EP'de bulunan ilk üç şarkı (Hamartia, Axis Mundi, Hemoclysm) Tribulation tarafından yazılan şarkılar. Son şarkı olan “Vengeance” ise bir “Blue Öyster Cult” coverıdır. Bu şarkıyı da harika bir şekilde coverladıklarını da söylemeden edemeyeceğim. Gerçekten de dinlemekten büyük keyif aldım. EP’deki şarkıların riffleri, soloları, davul çeşitlemeleri üst seviyedeler. Her şey çok iyi bir şekilde kompoze edilmiş. Beste yazımı konusunda Tribulation adamlarının iyi olduklarını biliyorum zaten. Özellikle “Adam Zaars”ın şarkı yazımı konusunda gerçek bir manyak olduğu da ortada.
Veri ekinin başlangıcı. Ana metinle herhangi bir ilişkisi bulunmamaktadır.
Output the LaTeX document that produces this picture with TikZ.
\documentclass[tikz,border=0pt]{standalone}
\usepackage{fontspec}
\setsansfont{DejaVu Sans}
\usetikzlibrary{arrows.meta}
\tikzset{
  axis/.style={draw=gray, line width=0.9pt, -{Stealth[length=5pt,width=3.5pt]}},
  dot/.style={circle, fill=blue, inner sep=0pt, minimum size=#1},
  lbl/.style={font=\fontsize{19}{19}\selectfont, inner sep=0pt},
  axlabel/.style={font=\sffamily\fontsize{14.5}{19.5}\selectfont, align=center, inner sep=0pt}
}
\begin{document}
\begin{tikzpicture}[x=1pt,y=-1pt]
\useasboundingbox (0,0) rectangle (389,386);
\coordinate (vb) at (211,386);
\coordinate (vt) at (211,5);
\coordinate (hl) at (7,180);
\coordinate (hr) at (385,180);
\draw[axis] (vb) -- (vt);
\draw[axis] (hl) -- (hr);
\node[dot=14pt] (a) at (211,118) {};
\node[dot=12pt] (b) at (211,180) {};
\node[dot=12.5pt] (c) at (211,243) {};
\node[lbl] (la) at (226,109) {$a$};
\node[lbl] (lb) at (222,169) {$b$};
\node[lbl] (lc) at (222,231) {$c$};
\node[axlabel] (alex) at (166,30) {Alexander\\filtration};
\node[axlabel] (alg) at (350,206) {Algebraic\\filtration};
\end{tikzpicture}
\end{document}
Johannes Andersson’ın sesini dinlemek de ayrı güzel bir şey. Gerçekten Tribulation şarkılarına başka bir ses düşünemiyorum bile. O derece kendi brutal vokal tarzını bana kanıksatmış bir abimiz. Grubun estetiğinin görselliğe bürünmüş hali “Jonathan Hultén”in gruptan ayrılmasına üzülmüştüm. Sonrasındaki çalışmalar nasıl olacak ki diye düşünüyordum. Fakat hem Where the Gloom Becomes Sound hem de Hamartia’da her şeyin yolunda olduğuna şahitlik etmiş oldum. Bir Tribulation klasiği olarak bu albümde de yine korku öğeleri, kara büyü teması, kan ve ölümler gibi karanlık temaların işlendiğini görüyoruz.
Tribulation, bu yılı kısa bir EP ile geçirmek istemiş. Bence herhangi bir sorun yok. Fakat arayı fazla uzatmadan güzel bir LP de duymak istiyor bu kulaklar. Hamarita beni fazlasıyla beni tatmin etti. Sizlerin de dinlemesini öneririm. Güzel bir EP, güzel bir sanat eseri olmuş. Bir sonraki yazıda görüşmek üzere, hoşça kalın!